Re: Sending info through dialup
by chrestomanci (Priest) on Jan 05, 2011 at 13:11 UTC

    This is not really a perl question, it is a system configuration question. You need to:

    1. Dial your ISP and create an internet interface through that connection.
    2. Adjust the configuration of your email routing to use the new dialup interface.
    3. Send an email as normal.

    The first two steps can be solved by reading your system documentation. Once they are done, the last step will be easy.

    The problem with this approach, is that once your dial-up connection is created, the alert that tests if you can ping an external IP will not fail any more, so either your dial-up connection will hangup, and you will get a whole series of alert email as the alert fails and succeeds in a cycle with the dial-up connection, or the dial-up connection does not hang up, in which case the whole alert will become useless, as it will just end up testing the backup dial-up connection instead of your main one.

    Instead, can I suggest that you investigate sending some alerts via SMS text message as well as by email. Create a class of most serous problems that go via text as well, and include the 'no external connectivity' problem in that class. That way you are not confusing the alerting with your backup connection.

      The problem with this approach, is that once your dial-up connection is created, the alert that tests if you can ping an external IP will not fail any more, so either your dial-up connection will hangup, and you will get a whole series of alert email as the alert fails and succeeds in a cycle with the dial-up connection, or the dial-up connection does not hang up, in which case the whole alert will become useless, as it will just end up testing the backup dial-up connection instead of your main one.

      There are monitoring systems like nagios that can be configured to only send emails if the ping status changes.

      Now if the link goes down, it'll send an email, which the local mail server will hopefully keep in its spool until the second link is up again, and then send it. When the link goes up, the monitoring system will issue a second mail. If you're familiar with the setup, you know what that means (ie that the backup link works). So I don't really see a problem here, at least if the system is configured properly

      Thank you. I don't think that the loop is going to be a problem as my coding logic was more along the lines of:

      Test if good then sleep if not good then dial, send message, hangup loop

      However, the system configuration is where I'm having the trouble. I was hoping some adventurous monk had written a module that would do something similar to this, but alas it appears my hopes are in vain.

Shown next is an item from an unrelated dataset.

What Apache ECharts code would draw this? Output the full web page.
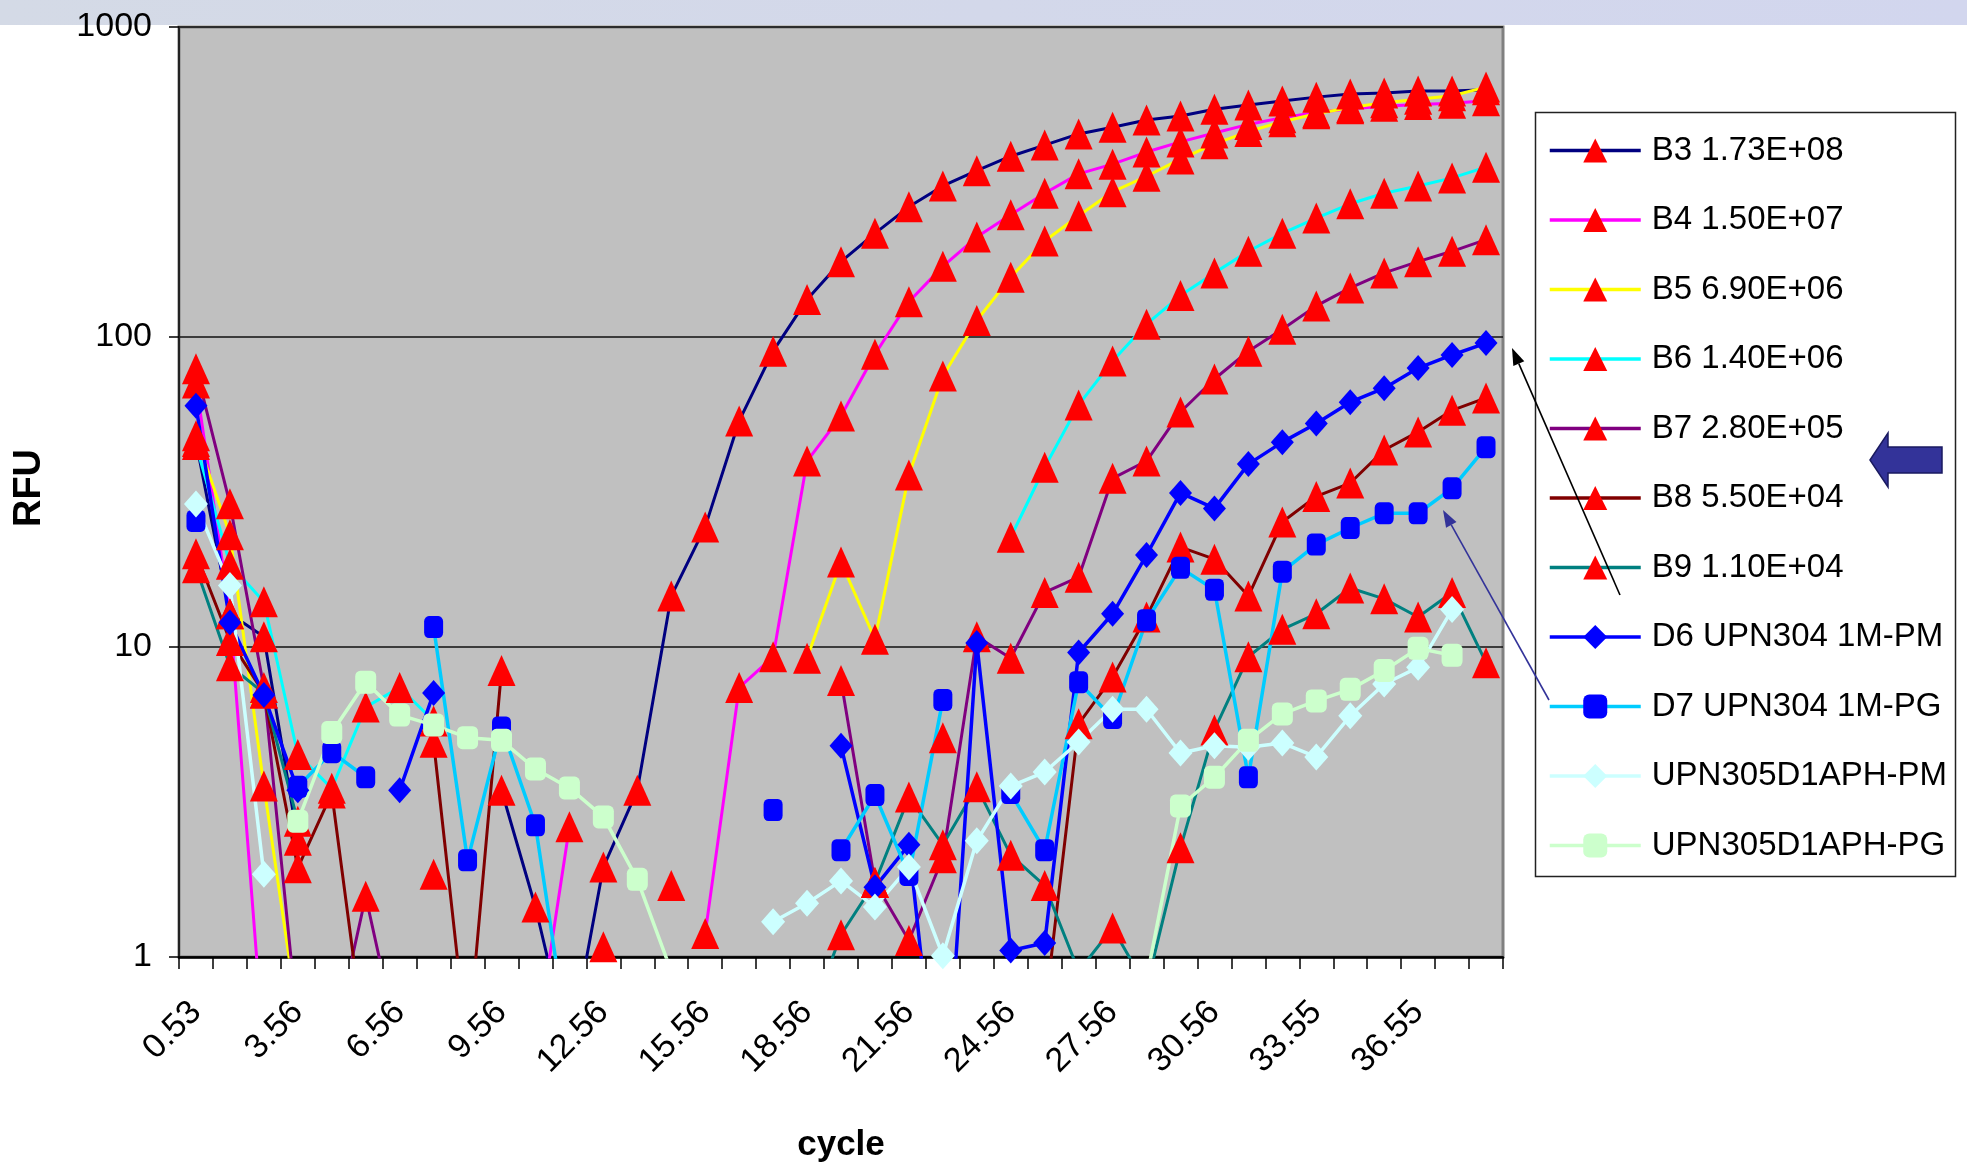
<!DOCTYPE html>
<html><head><meta charset="utf-8">
<script src="https://cdn.jsdelivr.net/npm/echarts@6/dist/echarts.min.js"></script>
<style>html,body{margin:0;padding:0;background:#fff;}#c{width:1967px;height:1168px;}</style>
</head><body><div id="c"></div>
<script>
const categories = ['0.53','1.54','2.55','3.56','4.56','5.56','6.56','7.56','8.56','9.56','10.56','11.56','12.56','13.56','14.56','15.56','16.56','17.56','18.56','19.56','20.56','21.56','22.56','23.56','24.56','25.56','26.56','27.56','28.56','29.56','30.56','31.56','32.56','33.55','34.55','35.55','36.55','37.55','38.55'];
const yTicks = [1, 10, 100, 1000];
const seriesNames = ['B3 1.73E+08','B4 1.50E+07','B5 6.90E+06','B6 1.40E+06','B7 2.80E+05','B8 5.50E+04','B9 1.10E+04','D6 UPN304 1M-PM','D7 UPN304 1M-PG','UPN305D1APH-PM','UPN305D1APH-PG'];

const b3 = [46,12.8,10.8,2.38,null,null,null,null,null,3.45,1.45,0.5,1.95,3.45,14.6,24.4,53.6,90,132,175,216,263,307,344,383,416,452,475,501,516,543,560,577,594,608,612,622,622,628];
const b4 = [71,12.8,0.5,null,null,null,null,null,null,null,0.5,2.63,null,null,null,1.19,7.4,9.3,39.8,55.6,88,130,169,210,248,291,336,361,395,426,455,485,510,530,545,555,562,568,578];
const b5 = [48,23,3.56,0.64,null,null,null,null,null,null,null,null,null,null,null,null,null,null,9.2,18.8,10.6,35.9,74.8,113,156,204,246,294,330,375,420,460,495,525,550,570,585,600,640];
const b6 = [45,18.5,14,4.5,3.5,6.4,7.4,5.77,null,null,null,null,null,null,null,null,null,null,null,null,null,null,5.1,null,22.6,38,60.4,83.7,110,136,161,189,216,242,269,291,307,326,353];
const b7 = [79,29,7.4,0.6,0.5,1.57,0.5,null,null,null,null,null,null,null,null,null,null,null,null,7.8,1.74,1.13,2.09,10.8,9.2,15.0,16.8,35,39.8,57.3,73.2,90,106,126,144,161,175,189,206];
const b8 = [20,10.5,7.1,1.94,3.38,0.5,null,4.93,0.5,8.4,null,null,null,null,null,null,null,null,null,null,null,null,null,null,null,0.66,5.65,8.0,12.5,21.0,19.2,14.6,25.3,30.6,33.8,43.2,49.4,58,63.6];
const b9 = [18,8.7,7.1,2.74,null,null,null,1.85,null,null,null,null,1.08,null,1.7,null,null,null,0.6,1.18,1.74,3.28,2.3,3.54,2.13,1.7,0.9,1.24,0.8,2.25,5.4,9.3,11.4,12.8,15.5,14.3,12.5,15.0,8.9];
const d6 = [60,12.0,7.0,3.45,null,null,3.45,7.1,null,null,null,null,null,null,null,null,null,null,null,4.8,1.68,2.3,0.23,10.3,1.05,1.11,9.6,12.8,19.8,31.4,28.0,38.9,45.8,52.6,61.6,68.4,79.4,87.5,95.6];
const d7 = [25.5,null,null,3.54,4.58,3.8,null,11.6,2.05,5.5,2.66,0.5,null,null,null,null,null,2.98,null,2.21,3.33,1.84,6.75,null,3.38,2.21,7.7,5.9,12.2,18.0,15.3,3.8,17.5,21.4,24.2,27.0,27.0,32.5,44.1];
const pm = [28.9,15.8,1.85,null,null,null,null,null,null,null,null,null,null,null,null,null,null,1.30,1.49,1.76,1.45,1.95,1.01,2.37,3.56,3.95,4.94,6.3,6.3,4.55,4.8,4.75,4.9,4.42,6.0,7.6,8.6,13.2,null];
const pg = [null,null,null,2.74,5.3,7.7,6.03,5.6,5.1,5.0,4.04,3.51,2.83,1.78,0.9,null,null,null,null,null,null,null,null,null,null,null,null,null,0.85,3.07,3.8,5.0,6.08,6.7,7.3,8.4,9.9,9.4,null];

function fontAvailable(name){
  const c=document.createElement('canvas').getContext('2d');
  const s='UPN305D1APH-PM 0123456789';
  c.font='40px monospace'; const a=c.measureText(s).width;
  c.font='40px "'+name+'", monospace'; const b=c.measureText(s).width;
  return Math.abs(a-b)>0.5;
}
const NARROW = fontAvailable('Liberation Sans Narrow');
const FONT = NARROW ? '"Liberation Sans Narrow", "Liberation Sans", Arial, sans-serif' : '"Liberation Sans", Arial, sans-serif';
const FS = NARROW ? 40 : 34;
const LFS = NARROW ? 40 : 33;
const LEG_ITEM_H = 30;
const LEG_STEP = 69.5;

function mk(name, data, lineColor, symbol, symColor, symSize, lw){
  return {name, type:'line', data, symbol, symbolSize:symSize, showSymbol:true, showAllSymbol:true,
    connectNulls:false, clip:true, silent:true, animation:false,
    lineStyle:{color:lineColor, width:lw}, itemStyle:{color:symColor, borderWidth:0},
    emphasis:{disabled:true}};
}
const TRI=[28,31];
const series = [
  mk(seriesNames[0], b3, '#000080','triangle','#FF0000',TRI,3),
  mk(seriesNames[1], b4, '#FF00FF','triangle','#FF0000',TRI,3),
  mk(seriesNames[2], b5, '#FFFF00','triangle','#FF0000',TRI,3),
  mk(seriesNames[3], b6, '#00FFFF','triangle','#FF0000',TRI,3),
  mk(seriesNames[4], b7, '#800080','triangle','#FF0000',TRI,3),
  mk(seriesNames[5], b8, '#800000','triangle','#FF0000',TRI,3),
  mk(seriesNames[6], b9, '#008080','triangle','#FF0000',TRI,3),
  mk(seriesNames[7], d6, '#0000FF','diamond','#0000FF',[23,26],3.5),
  mk(seriesNames[8], d7, '#00CCFF','roundRect','#0000FF',[19,22],3.5),
  mk(seriesNames[9], pm, '#CCFFFF','diamond','#CCFFFF',[24,27],3.5),
  mk(seriesNames[10], pg, '#CCFFCC','roundRect','#CCFFCC',[21,23],3.5)
];

function arrow(x1,y1,x2,y2,color,w){
  const a=Math.atan2(y2-y1,x2-x1), L=17, W=6;
  const bx=x2-L*Math.cos(a), by=y2-L*Math.sin(a);
  return [
    {type:'line', z:20, silent:true, shape:{x1,y1,x2:bx,y2:by}, style:{stroke:color, lineWidth:w}},
    {type:'polygon', z:20, silent:true, shape:{points:[[x2,y2],[bx+W*Math.sin(a),by-W*Math.cos(a)],[bx-W*Math.sin(a),by+W*Math.cos(a)]]}, style:{fill:color}}
  ];
}

const chart = echarts.init(document.getElementById('c'), null, {renderer:'canvas'});
chart.setOption({
  animation:false,
  backgroundColor:'#ffffff',
  grid:{left:179, top:27, width:1324, height:930, show:true, backgroundColor:'#C0C0C0', borderColor:'#808080', borderWidth:3},
  xAxis:{type:'category', data:categories, boundaryGap:true,
    axisLine:{show:true, onZero:false, lineStyle:{color:'#000', width:2.5}},
    axisTick:{show:true, interval:0, length:12, inside:false, lineStyle:{color:'#000', width:1.5}},
    axisLabel:{interval:2, rotate:45, margin:50, color:'#000', fontFamily:FONT, fontSize:FS},
    splitLine:{show:false}},
  yAxis:{type:'log', logBase:10, min:yTicks[0], max:yTicks[yTicks.length-1],
    axisLine:{show:true, lineStyle:{color:'#222', width:2}},
    axisTick:{show:true, length:10, lineStyle:{color:'#000', width:1.5}},
    axisLabel:{margin:27, color:'#000', fontFamily:FONT, fontSize:FS, formatter:(v)=>String(Math.round(v))},
    splitLine:{show:true, lineStyle:{color:'#111', width:1.5}},
    minorTick:{show:false}, minorSplitLine:{show:false}},
  legend:{orient:'vertical', left:1548, top:134, padding:0, itemWidth:91, itemHeight:LEG_ITEM_H,
    itemGap: LEG_STEP - Math.max(LEG_ITEM_H, LFS),
    selectedMode:false, data:seriesNames,
    lineStyle:{width:3.5},
    textStyle:{fontFamily:FONT, fontSize:LFS, color:'#000', padding:[0,0,0,6]}},
  graphic:[
    {type:'rect', z:0, silent:true, shape:{x:0,y:0,width:1967,height:25},
      style:{fill:{type:'linear',x:0,y:0,x2:1,y2:0,colorStops:[{offset:0,color:'#D4DAE6'},{offset:1,color:'#D2D6EE'}]}}},
    {type:'rect', z:1, silent:true, shape:{x:1535.5,y:112.5,width:420,height:764}, style:{fill:'#ffffff', stroke:'#222', lineWidth:1.5}},
    {type:'polygon', z:20, silent:true, shape:{points:[[1870,460],[1888,433],[1888,447],[1942,447],[1942,473],[1888,473],[1888,487]]},
      style:{fill:'#333399', stroke:'#1a1a60', lineWidth:1.5}},
    ...arrow(1620,595,1512,348,'#000000',1.6),
    ...arrow(1549,700,1443,510,'#333399',1.6),
    {type:'text', z:20, silent:true, x:30, y:488, rotation:Math.PI/2,
      style:{text:'RFU', font:'bold 38px "Liberation Sans", Arial, sans-serif', fill:'#000', align:'center', verticalAlign:'middle'}},
    {type:'text', z:20, silent:true, x:841, y:1145,
      style:{text:'cycle', font: NARROW ? 'bold 42px "Liberation Sans Narrow", "Liberation Sans", Arial' : 'bold 35px "Liberation Sans", Arial', fill:'#000', align:'center', verticalAlign:'middle'}}
  ],
  series
});
</script>
</body></html>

      As for SMS, my boss is too cheap and paranoid to pay for text messaging on our phones, so I'm stuck with Google Voice which does not have an email-to-text gateway.

Re: Sending info through dialup
by samarzone (Pilgrim) on Jan 05, 2011 at 13:03 UTC

    If you have access to an SMTP server you can take help of Net::SMTP

    --
    Regards
    - Samar
      Thank you. I actually do have that part, that's how I initially send my alerts. However, when the line goes down, I need to dial into an ISP, change my gateway and send through their system. That's the part that's stumping me.